A la veille de sa fermeture, le consulat de Chengdu était dimanche une attraction pour les habitants de la métropole du sud-ouest de la Chine.
Sous une chaleur étouffante, un flot ininterrompu de curieux est venu se faire photographier devant le bâtiment. Certains agitaient un drapeau chinois, ont constaté des journalistes de l’AFP.
Une certaine tension était palpable au sein des forces de sécurité, qui ne toléraient aucun geste provocateur ou signe de joie trop manifeste face au départ des Américains. Un jeune homme qui hurlait « Je suis Chinois! Allez la Chine! » a ainsi été évacué par deux policiers.
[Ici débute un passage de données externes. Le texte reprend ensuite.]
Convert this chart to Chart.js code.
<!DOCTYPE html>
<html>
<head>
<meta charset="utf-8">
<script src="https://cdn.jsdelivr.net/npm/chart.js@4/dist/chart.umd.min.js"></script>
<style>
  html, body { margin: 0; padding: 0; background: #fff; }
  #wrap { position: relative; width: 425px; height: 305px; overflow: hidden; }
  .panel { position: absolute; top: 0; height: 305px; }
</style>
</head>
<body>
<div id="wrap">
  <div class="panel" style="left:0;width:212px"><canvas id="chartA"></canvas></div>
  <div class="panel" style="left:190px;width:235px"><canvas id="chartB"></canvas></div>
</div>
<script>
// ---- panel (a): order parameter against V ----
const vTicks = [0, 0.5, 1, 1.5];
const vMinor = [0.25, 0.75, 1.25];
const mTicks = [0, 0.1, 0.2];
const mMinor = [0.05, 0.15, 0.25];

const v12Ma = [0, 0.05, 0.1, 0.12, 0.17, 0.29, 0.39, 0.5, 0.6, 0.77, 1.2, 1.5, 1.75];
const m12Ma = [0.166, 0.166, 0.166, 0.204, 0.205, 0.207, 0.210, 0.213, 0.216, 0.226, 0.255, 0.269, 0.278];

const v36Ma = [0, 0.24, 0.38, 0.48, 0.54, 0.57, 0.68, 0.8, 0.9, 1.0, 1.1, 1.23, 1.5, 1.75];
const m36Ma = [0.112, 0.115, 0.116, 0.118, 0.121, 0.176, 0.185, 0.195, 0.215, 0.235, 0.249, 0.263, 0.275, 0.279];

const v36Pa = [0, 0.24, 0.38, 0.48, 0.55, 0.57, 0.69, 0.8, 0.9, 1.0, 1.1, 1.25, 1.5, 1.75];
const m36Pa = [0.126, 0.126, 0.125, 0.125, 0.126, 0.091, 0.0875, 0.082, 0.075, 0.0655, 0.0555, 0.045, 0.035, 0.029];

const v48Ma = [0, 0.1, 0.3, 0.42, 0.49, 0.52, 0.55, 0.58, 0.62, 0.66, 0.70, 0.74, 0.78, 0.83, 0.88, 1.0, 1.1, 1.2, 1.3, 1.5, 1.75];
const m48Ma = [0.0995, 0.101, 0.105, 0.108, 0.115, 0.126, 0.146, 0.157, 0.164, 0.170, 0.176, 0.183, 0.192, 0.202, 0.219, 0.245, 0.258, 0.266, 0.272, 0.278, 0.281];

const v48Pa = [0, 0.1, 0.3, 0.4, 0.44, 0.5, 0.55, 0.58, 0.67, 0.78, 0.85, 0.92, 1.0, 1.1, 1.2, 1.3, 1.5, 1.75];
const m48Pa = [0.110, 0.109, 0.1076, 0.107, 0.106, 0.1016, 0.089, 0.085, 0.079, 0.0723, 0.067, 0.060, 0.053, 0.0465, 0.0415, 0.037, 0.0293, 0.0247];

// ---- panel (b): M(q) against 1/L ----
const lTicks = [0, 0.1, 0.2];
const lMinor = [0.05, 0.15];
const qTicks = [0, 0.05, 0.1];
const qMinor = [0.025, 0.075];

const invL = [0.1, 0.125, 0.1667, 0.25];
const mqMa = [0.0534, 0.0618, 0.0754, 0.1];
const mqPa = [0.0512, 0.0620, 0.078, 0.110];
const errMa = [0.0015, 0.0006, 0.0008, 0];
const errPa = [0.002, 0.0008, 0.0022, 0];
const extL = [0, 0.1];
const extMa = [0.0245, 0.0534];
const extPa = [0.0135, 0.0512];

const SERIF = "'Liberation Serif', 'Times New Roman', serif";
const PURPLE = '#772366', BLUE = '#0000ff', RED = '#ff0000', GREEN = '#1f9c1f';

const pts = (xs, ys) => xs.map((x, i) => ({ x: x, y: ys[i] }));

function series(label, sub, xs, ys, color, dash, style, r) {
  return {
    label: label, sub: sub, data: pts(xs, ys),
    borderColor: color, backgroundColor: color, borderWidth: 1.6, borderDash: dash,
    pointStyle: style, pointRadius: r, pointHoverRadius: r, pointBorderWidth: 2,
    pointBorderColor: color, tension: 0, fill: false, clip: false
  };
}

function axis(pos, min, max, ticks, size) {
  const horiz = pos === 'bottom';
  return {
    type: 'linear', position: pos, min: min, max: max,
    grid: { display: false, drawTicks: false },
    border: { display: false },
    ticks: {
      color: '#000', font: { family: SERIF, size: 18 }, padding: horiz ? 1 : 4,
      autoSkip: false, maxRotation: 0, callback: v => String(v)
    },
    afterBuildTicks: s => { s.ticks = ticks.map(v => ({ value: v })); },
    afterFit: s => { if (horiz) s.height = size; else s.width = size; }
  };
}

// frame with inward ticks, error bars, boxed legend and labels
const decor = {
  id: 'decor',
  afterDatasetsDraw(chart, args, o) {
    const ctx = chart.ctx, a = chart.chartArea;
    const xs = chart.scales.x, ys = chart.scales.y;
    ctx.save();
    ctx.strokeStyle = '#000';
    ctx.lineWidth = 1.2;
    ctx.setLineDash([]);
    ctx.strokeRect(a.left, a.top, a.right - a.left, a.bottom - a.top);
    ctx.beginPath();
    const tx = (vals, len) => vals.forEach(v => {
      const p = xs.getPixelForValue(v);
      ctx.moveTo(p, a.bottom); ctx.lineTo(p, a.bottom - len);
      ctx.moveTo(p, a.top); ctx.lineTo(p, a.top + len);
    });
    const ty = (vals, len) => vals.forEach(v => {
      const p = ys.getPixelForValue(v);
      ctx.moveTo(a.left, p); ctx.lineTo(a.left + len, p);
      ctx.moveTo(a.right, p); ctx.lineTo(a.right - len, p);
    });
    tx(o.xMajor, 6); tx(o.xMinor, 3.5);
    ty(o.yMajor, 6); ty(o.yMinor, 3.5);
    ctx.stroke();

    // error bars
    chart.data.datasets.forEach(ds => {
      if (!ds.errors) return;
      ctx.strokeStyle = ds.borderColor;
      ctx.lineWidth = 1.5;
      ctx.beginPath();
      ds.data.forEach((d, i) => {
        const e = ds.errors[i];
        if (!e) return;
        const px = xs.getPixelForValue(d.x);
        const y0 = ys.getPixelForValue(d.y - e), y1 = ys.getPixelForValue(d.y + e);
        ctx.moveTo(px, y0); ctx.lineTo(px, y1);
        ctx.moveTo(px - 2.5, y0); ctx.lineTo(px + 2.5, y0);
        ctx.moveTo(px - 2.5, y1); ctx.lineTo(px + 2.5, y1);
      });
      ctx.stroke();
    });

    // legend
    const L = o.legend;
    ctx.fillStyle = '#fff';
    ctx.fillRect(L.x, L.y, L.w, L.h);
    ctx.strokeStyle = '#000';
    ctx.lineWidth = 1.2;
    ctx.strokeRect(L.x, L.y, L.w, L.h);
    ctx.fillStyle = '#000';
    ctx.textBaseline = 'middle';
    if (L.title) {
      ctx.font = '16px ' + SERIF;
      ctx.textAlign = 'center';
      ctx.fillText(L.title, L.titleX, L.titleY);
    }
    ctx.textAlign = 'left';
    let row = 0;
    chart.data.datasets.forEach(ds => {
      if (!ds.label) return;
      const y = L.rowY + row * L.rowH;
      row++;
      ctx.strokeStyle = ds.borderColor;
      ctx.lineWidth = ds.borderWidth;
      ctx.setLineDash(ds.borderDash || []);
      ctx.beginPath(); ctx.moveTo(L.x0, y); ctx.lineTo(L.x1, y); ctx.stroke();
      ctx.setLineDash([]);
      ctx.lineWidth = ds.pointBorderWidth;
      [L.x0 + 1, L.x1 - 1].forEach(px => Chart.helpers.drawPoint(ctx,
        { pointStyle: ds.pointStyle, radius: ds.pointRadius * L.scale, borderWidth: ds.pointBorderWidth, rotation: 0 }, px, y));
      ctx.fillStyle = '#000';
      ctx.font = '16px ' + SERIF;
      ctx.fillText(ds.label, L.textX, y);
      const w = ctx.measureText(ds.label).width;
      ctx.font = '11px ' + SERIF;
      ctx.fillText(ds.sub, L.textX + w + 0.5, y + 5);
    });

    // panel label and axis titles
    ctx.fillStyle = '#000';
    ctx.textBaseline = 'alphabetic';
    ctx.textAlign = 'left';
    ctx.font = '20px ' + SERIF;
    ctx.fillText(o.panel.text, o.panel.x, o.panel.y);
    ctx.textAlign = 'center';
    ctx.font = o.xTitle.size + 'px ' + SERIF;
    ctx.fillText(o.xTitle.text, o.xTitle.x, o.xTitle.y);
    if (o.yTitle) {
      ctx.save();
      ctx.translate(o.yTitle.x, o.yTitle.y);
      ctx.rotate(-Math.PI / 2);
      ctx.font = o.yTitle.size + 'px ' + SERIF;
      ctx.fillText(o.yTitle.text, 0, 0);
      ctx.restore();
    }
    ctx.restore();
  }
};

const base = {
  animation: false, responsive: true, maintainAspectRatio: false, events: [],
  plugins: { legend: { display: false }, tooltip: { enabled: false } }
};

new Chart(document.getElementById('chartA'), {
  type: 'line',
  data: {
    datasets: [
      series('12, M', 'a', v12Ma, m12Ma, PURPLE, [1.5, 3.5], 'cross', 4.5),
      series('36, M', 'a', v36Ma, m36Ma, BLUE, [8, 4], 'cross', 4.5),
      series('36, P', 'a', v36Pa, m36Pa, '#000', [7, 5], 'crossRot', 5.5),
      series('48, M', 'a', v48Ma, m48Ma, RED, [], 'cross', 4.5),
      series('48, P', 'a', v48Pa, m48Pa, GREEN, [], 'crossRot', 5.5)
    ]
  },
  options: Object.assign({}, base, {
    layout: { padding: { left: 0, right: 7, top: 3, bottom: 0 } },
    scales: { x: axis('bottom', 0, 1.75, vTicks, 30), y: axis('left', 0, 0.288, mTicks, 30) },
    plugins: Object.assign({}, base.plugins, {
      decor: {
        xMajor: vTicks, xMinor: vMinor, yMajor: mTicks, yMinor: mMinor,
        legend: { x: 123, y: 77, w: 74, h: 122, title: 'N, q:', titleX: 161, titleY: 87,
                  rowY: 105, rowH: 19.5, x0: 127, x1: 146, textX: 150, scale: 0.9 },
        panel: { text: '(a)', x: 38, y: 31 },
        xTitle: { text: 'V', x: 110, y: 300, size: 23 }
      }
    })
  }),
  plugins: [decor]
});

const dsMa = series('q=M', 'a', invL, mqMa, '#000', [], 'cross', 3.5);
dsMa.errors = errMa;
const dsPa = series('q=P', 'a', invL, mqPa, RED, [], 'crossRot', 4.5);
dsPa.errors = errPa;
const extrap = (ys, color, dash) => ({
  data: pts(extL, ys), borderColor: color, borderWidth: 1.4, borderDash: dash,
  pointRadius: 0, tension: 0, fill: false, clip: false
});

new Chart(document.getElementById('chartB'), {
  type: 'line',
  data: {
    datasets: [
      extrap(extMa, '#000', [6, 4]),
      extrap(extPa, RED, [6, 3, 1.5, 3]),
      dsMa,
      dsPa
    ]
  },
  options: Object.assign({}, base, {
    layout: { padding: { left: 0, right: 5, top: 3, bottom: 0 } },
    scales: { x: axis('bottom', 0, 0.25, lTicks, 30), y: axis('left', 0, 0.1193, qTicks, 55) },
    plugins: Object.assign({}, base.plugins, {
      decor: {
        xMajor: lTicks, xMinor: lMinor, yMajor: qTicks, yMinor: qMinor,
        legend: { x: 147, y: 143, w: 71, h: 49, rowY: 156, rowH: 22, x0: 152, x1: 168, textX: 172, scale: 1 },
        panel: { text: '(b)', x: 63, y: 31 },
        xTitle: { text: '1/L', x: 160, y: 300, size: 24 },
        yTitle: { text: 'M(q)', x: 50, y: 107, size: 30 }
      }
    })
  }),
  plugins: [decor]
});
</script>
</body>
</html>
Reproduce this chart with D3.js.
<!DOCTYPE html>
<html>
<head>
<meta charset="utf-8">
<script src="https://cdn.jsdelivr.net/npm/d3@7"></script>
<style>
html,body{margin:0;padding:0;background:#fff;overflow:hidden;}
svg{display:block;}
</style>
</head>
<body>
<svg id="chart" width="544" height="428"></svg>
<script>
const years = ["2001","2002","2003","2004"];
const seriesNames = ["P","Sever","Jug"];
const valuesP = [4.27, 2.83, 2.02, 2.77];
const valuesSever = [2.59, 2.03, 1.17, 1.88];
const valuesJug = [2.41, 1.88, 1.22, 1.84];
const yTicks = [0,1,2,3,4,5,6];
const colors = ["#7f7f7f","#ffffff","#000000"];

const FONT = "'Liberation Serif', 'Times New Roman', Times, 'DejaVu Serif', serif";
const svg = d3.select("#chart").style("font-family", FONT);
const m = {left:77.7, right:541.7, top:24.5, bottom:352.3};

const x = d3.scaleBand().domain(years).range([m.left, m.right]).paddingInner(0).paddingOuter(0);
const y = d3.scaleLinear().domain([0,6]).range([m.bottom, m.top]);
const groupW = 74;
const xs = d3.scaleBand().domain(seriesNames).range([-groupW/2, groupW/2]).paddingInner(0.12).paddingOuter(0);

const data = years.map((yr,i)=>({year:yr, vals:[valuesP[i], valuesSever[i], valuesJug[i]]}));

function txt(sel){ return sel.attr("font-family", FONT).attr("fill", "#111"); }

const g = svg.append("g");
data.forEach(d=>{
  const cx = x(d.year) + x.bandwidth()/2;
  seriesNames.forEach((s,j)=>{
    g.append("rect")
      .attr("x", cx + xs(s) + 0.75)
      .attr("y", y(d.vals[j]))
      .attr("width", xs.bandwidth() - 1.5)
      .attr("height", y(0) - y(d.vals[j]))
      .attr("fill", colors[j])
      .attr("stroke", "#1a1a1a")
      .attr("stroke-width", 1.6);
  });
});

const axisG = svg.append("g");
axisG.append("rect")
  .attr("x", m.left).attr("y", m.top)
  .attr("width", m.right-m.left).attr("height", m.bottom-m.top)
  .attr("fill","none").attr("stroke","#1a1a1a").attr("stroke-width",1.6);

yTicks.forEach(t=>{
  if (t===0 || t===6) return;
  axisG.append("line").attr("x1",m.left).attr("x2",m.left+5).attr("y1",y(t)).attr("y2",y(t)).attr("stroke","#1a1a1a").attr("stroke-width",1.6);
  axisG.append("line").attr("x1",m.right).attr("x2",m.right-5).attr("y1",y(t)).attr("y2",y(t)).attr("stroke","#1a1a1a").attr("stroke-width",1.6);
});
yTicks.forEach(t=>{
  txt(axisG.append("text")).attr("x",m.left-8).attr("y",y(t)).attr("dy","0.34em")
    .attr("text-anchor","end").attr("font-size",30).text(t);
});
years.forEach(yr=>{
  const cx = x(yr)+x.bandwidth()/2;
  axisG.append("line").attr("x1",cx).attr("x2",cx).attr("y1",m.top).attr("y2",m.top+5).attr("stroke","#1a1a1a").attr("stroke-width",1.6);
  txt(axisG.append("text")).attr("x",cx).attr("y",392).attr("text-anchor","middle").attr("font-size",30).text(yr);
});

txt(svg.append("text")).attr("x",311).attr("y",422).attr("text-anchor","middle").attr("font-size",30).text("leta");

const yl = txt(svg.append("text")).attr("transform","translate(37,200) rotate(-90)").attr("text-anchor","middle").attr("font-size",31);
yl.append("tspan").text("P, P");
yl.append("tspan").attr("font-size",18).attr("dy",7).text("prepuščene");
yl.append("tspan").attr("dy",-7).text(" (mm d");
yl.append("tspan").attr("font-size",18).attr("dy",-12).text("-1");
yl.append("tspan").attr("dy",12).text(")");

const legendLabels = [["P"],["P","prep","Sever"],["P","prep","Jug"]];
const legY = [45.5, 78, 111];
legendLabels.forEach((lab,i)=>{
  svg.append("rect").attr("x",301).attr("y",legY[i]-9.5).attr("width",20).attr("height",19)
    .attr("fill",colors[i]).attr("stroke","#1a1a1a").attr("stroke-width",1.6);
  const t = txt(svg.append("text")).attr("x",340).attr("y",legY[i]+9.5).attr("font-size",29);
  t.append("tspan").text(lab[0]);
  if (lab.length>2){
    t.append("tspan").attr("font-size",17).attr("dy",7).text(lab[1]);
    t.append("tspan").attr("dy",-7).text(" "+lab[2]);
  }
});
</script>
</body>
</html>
Des journalistes de l’AFP ont par ailleurs vu une banderole confisquée par la sécurité. Mais un riverain a toutefois pu déployer sur son balcon un imposant drapeau chinois et crier le nom de son pays.
Certains reporters étrangers ont de leur côté essuyé des noms d’oiseaux.
Outre leur ambassade à Pékin, les Etats-Unis comptent désormais quatre consulats en Chine continentale (Canton, Shanghai, Shenyang, Wuhan) ainsi qu’un à Hong Kong, territoire autonome secoué l’an dernier par des manifestations monstres contre le pouvoir central.
Pékin avait alors vu la main de Washington derrière ces troubles.
Des nationalistes chinois ont réclamé la semaine dernière la fermeture du consulat des Etats-Unis à Hong Kong.